== Information shown ==
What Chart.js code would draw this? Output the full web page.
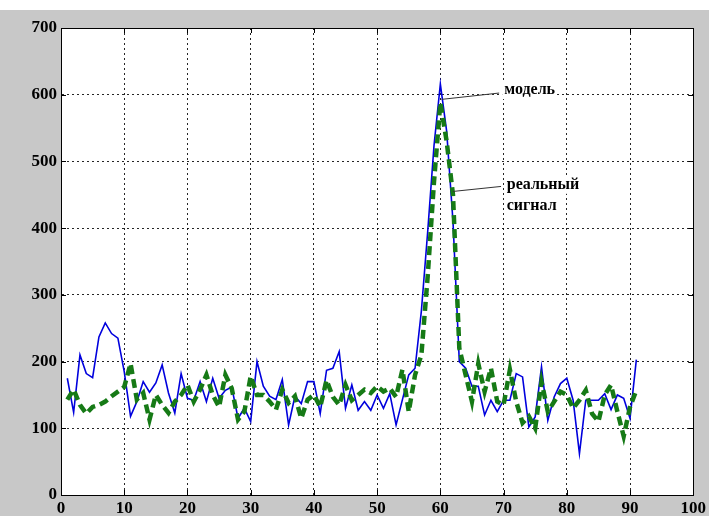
<!DOCTYPE html>
<html><head><meta charset="utf-8">
<script src="https://cdn.jsdelivr.net/npm/chart.js@4"></script>
<style>
html,body{margin:0;padding:0;background:#fff;width:709px;height:516px;overflow:hidden}
#wrap{position:absolute;left:0;top:10px;width:709px;height:506px;background:#c8c8c8}
canvas{display:block}
</style></head><body>
<div id="wrap"><canvas id="c" width="709" height="506"></canvas></div>
<script>
const xTicks = [0,10,20,30,40,50,60,70,80,90,100];
const yTicks = [0,100,200,300,400,500,600,700];

const modelValues = [175,124,210,182,176,237,258,242,235,185,
  118,140,170,154,168,195,153,123,182,145,
  142,170,140,175,145,157,162,115,130,110,
  200,163,148,143,173,105,148,137,170,170,
  122,187,190,215,130,165,127,140,127,150,
  130,152,105,143,180,190,276,395,524,616,
  545,410,200,190,163,163,120,142,125,142,
  142,182,177,102,117,192,112,147,167,175,
  142,62,142,142,142,152,128,150,145,115,203];

const realValues = [143,158,135,122,132,135,140,148,155,162,
  197,143,153,113,150,135,123,140,150,165,
  140,158,180,150,132,180,160,113,125,178,
  150,150,140,128,158,138,148,115,143,150,
  132,172,147,135,165,142,150,158,153,163,
  155,160,147,188,125,180,210,328,470,588,
  530,450,220,180,140,197,155,190,140,135,
  188,140,108,118,100,170,125,140,155,150,
  130,142,157,122,110,150,165,125,88,132,157];

const sampleIndex = modelValues.map((_, i) => i + 1);

const seriesNames = ['модель', 'реальный сигнал'];
const noteModel = { text: ['модель'], at: [70.1, 607], from: [60.2, 593], to: [69.3, 602.5] };
const noteReal = { text: ['реальный', 'сигнал'], at: [70.5, 465], from: [62.0, 455], to: [69.6, 462.5] };

const FONT = "'Liberation Serif','Times New Roman',serif";

const areaBg = {
  id: 'areaBg',
  beforeDraw(chart) {
    const ctx = chart.ctx, a = chart.chartArea;
    ctx.save();
    ctx.fillStyle = '#fff';
    ctx.fillRect(a.left, a.top, a.right - a.left, a.bottom - a.top);
    ctx.restore();
  }
};

const framePlugin = {
  id: 'frame',
  afterDraw(chart) {
    const ctx = chart.ctx, a = chart.chartArea;
    const xs = chart.scales.x, ys = chart.scales.y;
    ctx.save();
    ctx.strokeStyle = '#000';
    ctx.lineWidth = 1;
    ctx.setLineDash([]);
    ctx.strokeRect(Math.round(a.left) + 0.5, Math.round(a.top) + 0.5,
      Math.round(a.right - a.left), Math.round(a.bottom - a.top));
    ctx.beginPath();
    xTicks.forEach(t => {
      const px = Math.round(xs.getPixelForValue(t)) + 0.5;
      ctx.moveTo(px, a.bottom); ctx.lineTo(px, a.bottom - 5);
      ctx.moveTo(px, a.top); ctx.lineTo(px, a.top + 5);
    });
    yTicks.forEach(t => {
      const py = Math.round(ys.getPixelForValue(t)) + 0.5;
      ctx.moveTo(a.left, py); ctx.lineTo(a.left + 5, py);
      ctx.moveTo(a.right, py); ctx.lineTo(a.right - 5, py);
    });
    ctx.stroke();

    [noteModel, noteReal].forEach(n => {
      ctx.strokeStyle = '#333';
      ctx.lineWidth = 1;
      ctx.beginPath();
      ctx.moveTo(xs.getPixelForValue(n.from[0]), ys.getPixelForValue(n.from[1]));
      ctx.lineTo(xs.getPixelForValue(n.to[0]), ys.getPixelForValue(n.to[1]));
      ctx.stroke();
      ctx.font = 'bold 16px ' + FONT;
      ctx.textBaseline = 'middle';
      ctx.textAlign = 'left';
      const x0 = xs.getPixelForValue(n.at[0]);
      const y0 = ys.getPixelForValue(n.at[1]);
      n.text.forEach((t, i) => {
        const w = ctx.measureText(t).width;
        const yy = y0 + i * 21;
        ctx.fillStyle = '#fff';
        ctx.fillRect(x0 - 2, yy - 9, w + 4, 18);
        ctx.fillStyle = '#000';
        ctx.fillText(t, x0, yy);
      });
    });
    ctx.restore();
  }
};

new Chart(document.getElementById('c'), {
  type: 'line',
  data: {
    datasets: [
      {
        label: seriesNames[1],
        data: sampleIndex.map((x, i) => ({ x, y: realValues[i] })),
        borderColor: '#167a16',
        borderWidth: 4.5,
        borderDash: [9, 5],
        pointRadius: 0,
        tension: 0,
        fill: false,
        order: 0
      },
      {
        label: seriesNames[0],
        data: sampleIndex.map((x, i) => ({ x, y: modelValues[i] })),
        borderColor: '#0000dd',
        borderWidth: 1.6,
        pointRadius: 0,
        tension: 0,
        fill: false,
        order: 1
      }
    ]
  },
  options: {
    responsive: false,
    animation: false,
    devicePixelRatio: 1,
    layout: { padding: { top: 18, right: 15, left: 0, bottom: 0 } },
    plugins: { legend: { display: false }, tooltip: { enabled: false } },
    scales: {
      x: {
        type: 'linear', min: 0, max: 100,
        afterBuildTicks: s => { s.ticks = xTicks.map(v => ({ value: v })); },
        afterFit: s => { s.height = 21; },
        grid: { color: 'rgba(0,0,0,0.85)', lineWidth: 1, drawTicks: false },
        border: { display: true, color: '#000', dash: [2, 3] },
        ticks: { padding: 3, color: '#000', font: { family: FONT, weight: 'bold', size: 17 }, maxRotation: 0 }
      },
      y: {
        type: 'linear', min: 0, max: 700,
        afterBuildTicks: s => { s.ticks = yTicks.map(v => ({ value: v })); },
        afterFit: s => { s.width = 61; },
        grid: { color: 'rgba(0,0,0,0.85)', lineWidth: 1, drawTicks: false },
        border: { display: true, color: '#000', dash: [2, 3] },
        ticks: { padding: 4, color: '#000', font: { family: FONT, weight: 'bold', size: 17 } }
      }
    }
  },
  plugins: [areaBg, framePlugin]
});
</script>
</body></html>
===
Stated task —
Copy nothing but the lines from the first one in the listing through the line with "const yTicks = [0,100,200,300,400,500,600,700];", and omit the pictures.

Solution to this task —
What Chart.js code would draw this? Output the full web page.
<!DOCTYPE html>
<html><head><meta charset="utf-8">
<script src="https://cdn.jsdelivr.net/npm/chart.js@4"></script>
<style>
html,body{margin:0;padding:0;background:#fff;width:709px;height:516px;overflow:hidden}
#wrap{position:absolute;left:0;top:10px;width:709px;height:506px;background:#c8c8c8}
canvas{display:block}
</style></head><body>
<div id="wrap"><canvas id="c" width="709" height="506"></canvas></div>
<script>
const xTicks = [0,10,20,30,40,50,60,70,80,90,100];
const yTicks = [0,100,200,300,400,500,600,700];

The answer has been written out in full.